WASHINGTON - The Federal Reserve will keep raising interest rates because it fears inflation more than the harm energy prices will do to growth, economists said.
The Fed raised rates as expected on Tuesday by a quarter percentage point to 3.75 per cent and stressed the economic impact from Hurricane Katrina will be temporary while soaring oil prices could fuel inflation.
It also dropped the word "well" from its statement that "longer-term inflation expectations remain contained" and, just as tellingly, repeated its sense that rates remained too low and could be raised at a measured pace.
"The Committee continues to see the removal of accommodation as the focus of policy and has given no indication that it is close to the end of that process," former Fed Board Governor Laurence Meyer and his colleague Brian Sack at Macroeconomic Advisers wrote in a note to clients.
Some in the bond market think the Fed may pause after November or in early 2006.
Fed fund futures swiftly moved to price in another rate hike before December, taking the overnight funds rate to 4 per cent.
But they see only a 50 per cent chance of another quarter point increase before March. Bond yields on 10-year US government Treasury notes fell somewhat after the Fed move.
However, the Fed meets twice more this year, on November 1 and December 13, and then again on January 31, the final meeting under Chairman Alan Greenspan, who then retires after 18 years at the helm of the US central bank.
If the Fed continues its campaign of quarter-point rate hikes, this would take the federal funds rate to 4.5 per cent, allowing Greenspan to hand over to his successor a policy set more forcefully against inflation. Fed watchers say this might appeal to Greenspan.

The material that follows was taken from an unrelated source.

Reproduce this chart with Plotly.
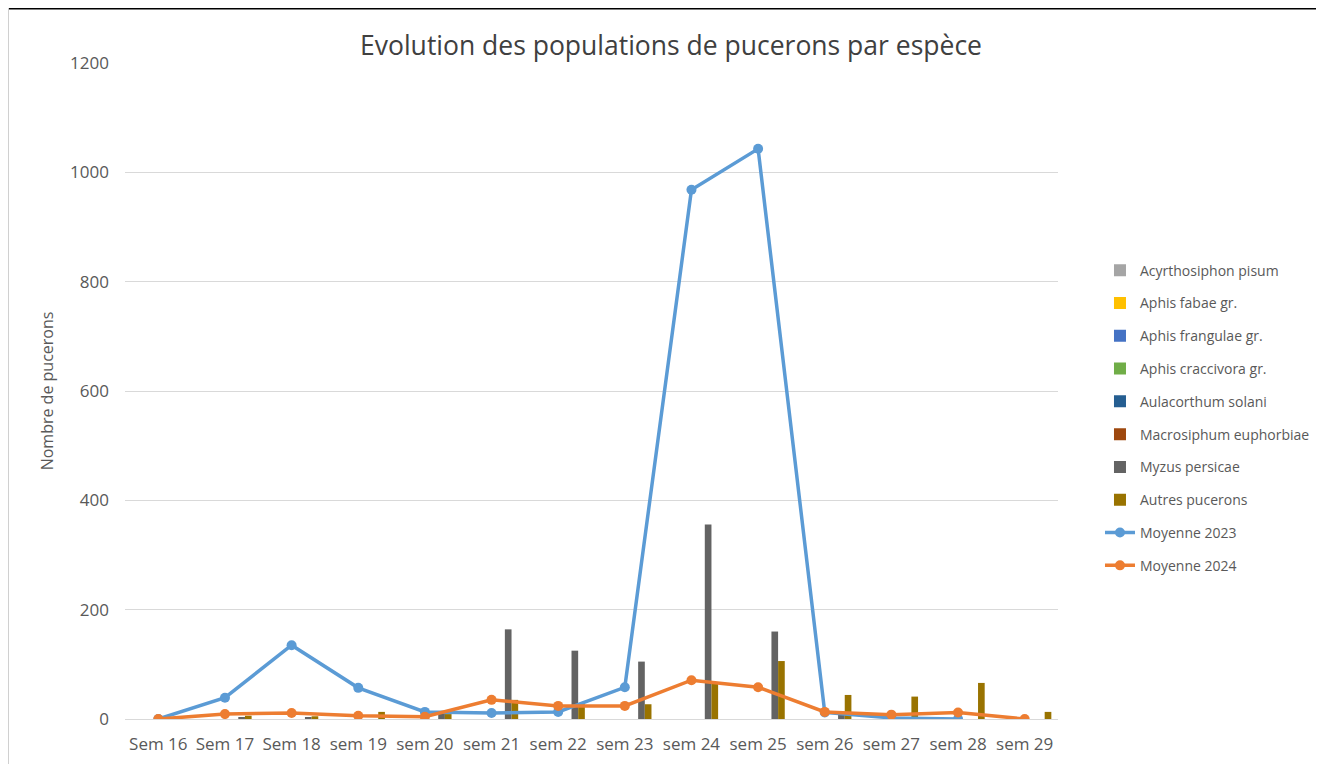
import plotly.graph_objects as go

weeks = ["Sem 16", "Sem 17", "Sem 18", "sem 19", "sem 20", "sem 21", "sem 22",
         "sem 23", "sem 24", "sem 25", "sem 26", "sem 27", "sem 28", "sem 29"]

acyrthosiphon_pisum = [0, 0, 0, 0, 0, 0, 0, 0, 0, 0, 0, 0, 0, 0]
aphis_fabae = [0, 0, 0, 0, 0, 0, 0, 0, 0, 0, 0, 0, 0, 0]
aphis_frangulae = [0, 0, 0, 0, 0, 0, 0, 0, 0, 0, 0, 0, 0, 0]
aphis_craccivora = [0, 0, 0, 0, 0, 0, 0, 0, 0, 0, 0, 0, 0, 0]
aulacorthum_solani = [0, 0, 0, 0, 0, 0, 0, 0, 0, 0, 0, 0, 0, 0]
macrosiphum_euphorbiae = [0, 0, 0, 0, 0, 0, 0, 0, 0, 0, 0, 0, 0, 0]
myzus_persicae = [0, 2, 2, 0, 10, 164, 125, 105, 356, 160, 12, 0, 0, 0]
autres_pucerons = [0, 6, 5, 13, 9, 35, 27, 27, 67, 106, 44, 41, 66, 13]

moyenne_2023 = [0, 39, 135, 57, 13, 11, 13, 58, 968, 1043, 12, 2, 0, None]
moyenne_2024 = [0, 9, 11, 6, 4, 35, 24, 24, 71, 58, 13, 8, 12, 0]

bar_series = [
    ("Acyrthosiphon pisum", acyrthosiphon_pisum, "#A5A5A5"),
    ("Aphis fabae gr.", aphis_fabae, "#FFC000"),
    ("Aphis frangulae gr.", aphis_frangulae, "#4472C4"),
    ("Aphis craccivora gr.", aphis_craccivora, "#70AD47"),
    ("Aulacorthum solani", aulacorthum_solani, "#255E91"),
    ("Macrosiphum euphorbiae", macrosiphum_euphorbiae, "#9E480E"),
    ("Myzus persicae", myzus_persicae, "#636363"),
    ("Autres pucerons", autres_pucerons, "#997300"),
]

fig = go.Figure()
for i, (name, vals, col) in enumerate(bar_series):
    fig.add_trace(go.Bar(x=weeks, y=vals, name=name, marker_color=col,
                         marker_line_width=0, legendgroup=f"g{i}"))

fig.add_trace(go.Scatter(x=weeks, y=moyenne_2023, name="Moyenne 2023",
                         mode="lines+markers", line=dict(color="#5B9BD5", width=3.5),
                         marker=dict(size=10, color="#5B9BD5"), legendgroup="g8"))
fig.add_trace(go.Scatter(x=weeks, y=moyenne_2024, name="Moyenne 2024",
                         mode="lines+markers", line=dict(color="#ED7D31", width=3.5),
                         marker=dict(size=10, color="#ED7D31"), legendgroup="g9"))

W, H = 1316, 756
L, T, B, R = 117, 55, 45, 266
PH = H - T - B
PW = W - L - R

fig.update_layout(
    width=W, height=H,
    paper_bgcolor="white", plot_bgcolor="white",
    margin=dict(l=L, r=R, t=T, b=B, autoexpand=False),
    barmode="group", bargap=0.2, bargroupgap=0,
    font=dict(family="Open Sans, Liberation Sans, sans-serif", color="#595959"),
    title=dict(text="Evolution des populations de pucerons par espèce",
               x=(671 - 8) / W, xanchor="center", y=1 - 38 / H, yanchor="middle",
               font=dict(size=26.5, color="#404040")),
    legend=dict(x=1.045, y=0.708, xanchor="left", yanchor="top",
                font=dict(size=14, color="#595959"),
                traceorder="grouped", tracegroupgap=11.6,
                bgcolor="rgba(0,0,0,0)"),
    xaxis=dict(range=[-0.5, len(weeks) - 0.5], showgrid=False, showline=True,
               linecolor="#D9D9D9", linewidth=1, ticks="", ticklabelstandoff=10,
               tickfont=dict(size=17, color="#595959"), fixedrange=True,
               automargin=False),
    yaxis=dict(range=[0, 1200], dtick=200, showgrid=True, gridcolor="#D9D9D9",
               gridwidth=1, zeroline=False, showline=False, ticks="",
               ticklabelstandoff=15, automargin=False,
               tickfont=dict(size=17, color="#595959"),
               title=dict(text="Nombre de pucerons", font=dict(size=16, color="#595959"),
                          standoff=12)),
)

fig.add_shape(type="line", xref="paper", yref="paper",
              x0=-(L + 8) / PW, x1=(W - L) / PW, y0=1 + (T - 0.75) / PH, y1=1 + (T - 0.75) / PH,
              line=dict(color="black", width=1.5))
fig.add_shape(type="line", xref="paper", yref="paper",
              x0=-(L - 0.5) / PW, x1=-(L - 0.5) / PW, y0=-B / PH, y1=1 + T / PH,
              line=dict(color="#D0D0D0", width=1))

fig.write_html("out.html")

"You don't want to force the new chairman to open his term by having to make a a 50 basis point rate hike," said Ethan Harris, chief US economist at Lehman Brothers, who sees the Fed hiking to 4.5 per cent in January and then stopping.
Not that core US inflation is getting out of hand. The August consumer price index, excluding food and energy, was up 2.1 per cent from a year ago, while the overall CPI was up 3.6 per cent. But the Fed has to worry about future inflation.
So with unemployment coming down, a certain amount of US productive capacity temporarily constrained by Katrina, and with an estimated US$200 billion ($289.89 billion) to be spent on reconstruction, there are plenty of potential sources of inflation out there.
"Given that the Fed views the impact of the hurricane on growth as transitory, and that it remains concerned about inflationary pressures, we expect the (Fed) to continue to tighten steadily at upcoming meetings," said Barclays Capital economists Dean Maki and Christopher Wheeler. They see the funds rate peaking at 4.75 per cent in March.
The fact that Fed Governor Mark Olson dissented from the hike indicated the complexity of the decision in the wake of Katrina. But this did not appear to signal a wider split on the Fed, since he is not a monetary policy specialist.
"Unless upcoming speeches indicate that other FOMC (Federal Open Market Committee) members are beginning to shift their views, we do not believe Olson's dissent represents the start of a broader movement within the FOMC toward slowing the pace of rate hikes," Barclays wrote in a note to clients.